■ **Dataset content**:
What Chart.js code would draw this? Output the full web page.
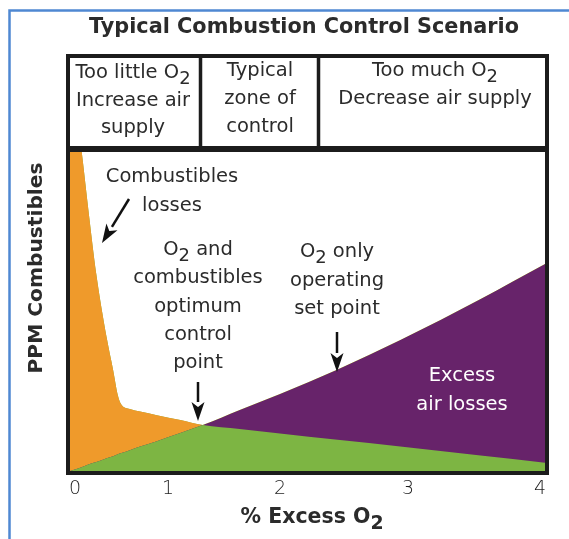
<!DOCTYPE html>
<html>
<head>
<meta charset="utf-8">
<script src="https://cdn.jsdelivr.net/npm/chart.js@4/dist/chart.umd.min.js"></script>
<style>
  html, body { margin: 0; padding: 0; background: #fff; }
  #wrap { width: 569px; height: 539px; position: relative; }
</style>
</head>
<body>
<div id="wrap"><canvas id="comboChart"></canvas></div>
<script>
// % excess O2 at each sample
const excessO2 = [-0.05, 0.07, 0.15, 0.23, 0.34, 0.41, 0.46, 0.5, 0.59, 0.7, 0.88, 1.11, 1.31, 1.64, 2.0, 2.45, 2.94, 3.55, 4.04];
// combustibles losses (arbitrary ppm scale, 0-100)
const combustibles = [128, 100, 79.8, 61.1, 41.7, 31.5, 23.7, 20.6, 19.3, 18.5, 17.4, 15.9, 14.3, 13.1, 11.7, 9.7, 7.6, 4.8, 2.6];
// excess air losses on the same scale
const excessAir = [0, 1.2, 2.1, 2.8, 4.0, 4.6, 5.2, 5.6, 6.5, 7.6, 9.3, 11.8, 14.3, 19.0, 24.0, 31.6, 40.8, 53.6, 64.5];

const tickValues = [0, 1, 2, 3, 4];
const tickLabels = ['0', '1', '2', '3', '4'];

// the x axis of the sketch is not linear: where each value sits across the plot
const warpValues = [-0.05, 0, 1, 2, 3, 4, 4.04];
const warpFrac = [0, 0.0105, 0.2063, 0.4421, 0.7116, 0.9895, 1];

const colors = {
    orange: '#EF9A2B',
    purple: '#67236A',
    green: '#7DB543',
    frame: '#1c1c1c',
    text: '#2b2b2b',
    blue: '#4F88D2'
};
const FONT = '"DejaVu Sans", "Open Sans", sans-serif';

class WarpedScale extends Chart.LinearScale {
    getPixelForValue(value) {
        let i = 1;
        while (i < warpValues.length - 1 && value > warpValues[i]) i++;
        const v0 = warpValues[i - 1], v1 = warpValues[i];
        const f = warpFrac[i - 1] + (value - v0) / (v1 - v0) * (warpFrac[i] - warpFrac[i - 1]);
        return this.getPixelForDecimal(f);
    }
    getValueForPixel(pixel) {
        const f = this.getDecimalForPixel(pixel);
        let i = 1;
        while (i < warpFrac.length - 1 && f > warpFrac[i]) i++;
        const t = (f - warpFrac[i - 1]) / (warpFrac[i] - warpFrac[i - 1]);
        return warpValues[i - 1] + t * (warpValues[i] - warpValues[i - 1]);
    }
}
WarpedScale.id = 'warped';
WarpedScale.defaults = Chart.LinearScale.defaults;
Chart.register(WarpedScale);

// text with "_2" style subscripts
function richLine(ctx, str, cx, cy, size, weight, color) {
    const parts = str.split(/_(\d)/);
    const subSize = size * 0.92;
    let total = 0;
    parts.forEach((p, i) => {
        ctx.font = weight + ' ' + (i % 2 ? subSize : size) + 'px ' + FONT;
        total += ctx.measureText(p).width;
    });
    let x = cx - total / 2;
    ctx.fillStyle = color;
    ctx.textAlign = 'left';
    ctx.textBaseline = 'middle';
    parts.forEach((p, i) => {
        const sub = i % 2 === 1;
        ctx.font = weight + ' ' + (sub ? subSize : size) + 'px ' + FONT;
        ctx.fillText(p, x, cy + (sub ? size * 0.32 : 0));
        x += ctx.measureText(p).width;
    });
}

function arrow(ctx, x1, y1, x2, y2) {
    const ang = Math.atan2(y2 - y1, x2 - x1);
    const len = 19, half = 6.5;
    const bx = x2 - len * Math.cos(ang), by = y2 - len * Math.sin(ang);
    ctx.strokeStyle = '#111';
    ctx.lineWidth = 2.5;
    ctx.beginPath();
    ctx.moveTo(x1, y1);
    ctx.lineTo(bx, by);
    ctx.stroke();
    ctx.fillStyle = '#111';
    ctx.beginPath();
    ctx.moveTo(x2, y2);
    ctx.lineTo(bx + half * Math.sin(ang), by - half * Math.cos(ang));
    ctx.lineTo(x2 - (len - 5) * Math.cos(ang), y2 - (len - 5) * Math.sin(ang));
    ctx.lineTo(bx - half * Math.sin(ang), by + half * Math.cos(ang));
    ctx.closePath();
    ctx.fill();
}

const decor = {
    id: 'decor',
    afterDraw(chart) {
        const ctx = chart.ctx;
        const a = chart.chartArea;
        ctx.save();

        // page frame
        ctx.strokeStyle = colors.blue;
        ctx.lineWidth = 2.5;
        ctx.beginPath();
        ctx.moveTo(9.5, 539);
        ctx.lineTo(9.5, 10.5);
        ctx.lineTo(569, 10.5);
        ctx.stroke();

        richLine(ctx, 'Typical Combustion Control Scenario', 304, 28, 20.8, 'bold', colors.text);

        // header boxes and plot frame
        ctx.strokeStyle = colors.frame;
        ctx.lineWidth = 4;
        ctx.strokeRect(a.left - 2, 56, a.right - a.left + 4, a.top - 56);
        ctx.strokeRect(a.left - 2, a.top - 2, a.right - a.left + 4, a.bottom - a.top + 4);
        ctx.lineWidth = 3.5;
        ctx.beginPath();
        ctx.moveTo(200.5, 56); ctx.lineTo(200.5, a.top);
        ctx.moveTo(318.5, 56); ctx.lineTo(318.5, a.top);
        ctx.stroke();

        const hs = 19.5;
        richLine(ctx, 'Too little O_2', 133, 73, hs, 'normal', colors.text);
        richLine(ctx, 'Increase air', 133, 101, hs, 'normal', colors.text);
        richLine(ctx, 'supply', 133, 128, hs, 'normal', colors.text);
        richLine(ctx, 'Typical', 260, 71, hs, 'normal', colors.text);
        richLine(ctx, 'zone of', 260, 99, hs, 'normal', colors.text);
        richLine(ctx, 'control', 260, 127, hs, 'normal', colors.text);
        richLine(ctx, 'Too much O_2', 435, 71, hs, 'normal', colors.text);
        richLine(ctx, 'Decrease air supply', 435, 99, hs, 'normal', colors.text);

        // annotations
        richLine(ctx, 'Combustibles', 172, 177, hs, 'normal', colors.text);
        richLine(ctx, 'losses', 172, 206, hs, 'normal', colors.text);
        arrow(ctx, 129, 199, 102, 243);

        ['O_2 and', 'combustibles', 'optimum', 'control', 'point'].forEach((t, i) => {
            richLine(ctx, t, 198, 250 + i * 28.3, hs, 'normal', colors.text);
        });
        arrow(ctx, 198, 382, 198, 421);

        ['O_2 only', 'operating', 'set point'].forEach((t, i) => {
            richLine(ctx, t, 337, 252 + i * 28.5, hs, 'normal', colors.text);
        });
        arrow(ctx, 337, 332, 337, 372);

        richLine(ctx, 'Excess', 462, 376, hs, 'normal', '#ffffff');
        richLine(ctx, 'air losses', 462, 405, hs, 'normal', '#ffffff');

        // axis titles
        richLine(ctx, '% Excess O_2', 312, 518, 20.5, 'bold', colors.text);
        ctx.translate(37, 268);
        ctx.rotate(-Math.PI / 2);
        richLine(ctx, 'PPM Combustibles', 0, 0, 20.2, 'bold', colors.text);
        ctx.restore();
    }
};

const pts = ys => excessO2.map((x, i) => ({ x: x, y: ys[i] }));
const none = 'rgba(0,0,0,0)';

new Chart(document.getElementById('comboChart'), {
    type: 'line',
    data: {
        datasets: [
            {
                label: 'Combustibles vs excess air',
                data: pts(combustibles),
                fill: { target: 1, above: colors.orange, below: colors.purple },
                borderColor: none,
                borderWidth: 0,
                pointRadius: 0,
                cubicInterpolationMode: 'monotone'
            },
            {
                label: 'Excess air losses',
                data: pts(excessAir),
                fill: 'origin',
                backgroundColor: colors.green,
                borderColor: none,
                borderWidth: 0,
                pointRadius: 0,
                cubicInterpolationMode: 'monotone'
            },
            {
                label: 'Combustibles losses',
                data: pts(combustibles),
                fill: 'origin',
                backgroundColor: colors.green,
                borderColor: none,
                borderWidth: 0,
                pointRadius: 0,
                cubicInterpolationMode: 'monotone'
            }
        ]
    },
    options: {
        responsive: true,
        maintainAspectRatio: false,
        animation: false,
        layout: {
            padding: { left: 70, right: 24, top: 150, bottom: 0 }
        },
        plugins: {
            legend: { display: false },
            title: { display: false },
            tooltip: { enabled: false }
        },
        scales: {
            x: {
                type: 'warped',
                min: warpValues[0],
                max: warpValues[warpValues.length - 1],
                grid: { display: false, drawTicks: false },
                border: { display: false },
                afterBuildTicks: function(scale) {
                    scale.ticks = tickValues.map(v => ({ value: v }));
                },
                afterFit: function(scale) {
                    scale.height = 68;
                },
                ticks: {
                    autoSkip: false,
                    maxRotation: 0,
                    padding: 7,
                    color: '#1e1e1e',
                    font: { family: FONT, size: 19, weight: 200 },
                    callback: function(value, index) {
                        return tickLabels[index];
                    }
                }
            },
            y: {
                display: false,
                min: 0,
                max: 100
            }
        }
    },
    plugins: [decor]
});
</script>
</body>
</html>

■ **Problem to solve**: Gather each line holding the string "this".

■ **Written answer**:
What Chart.js code would draw this? Output the full web page.
        return this.getPixelForDecimal(f);
        const f = this.getDecimalForPixel(pixel);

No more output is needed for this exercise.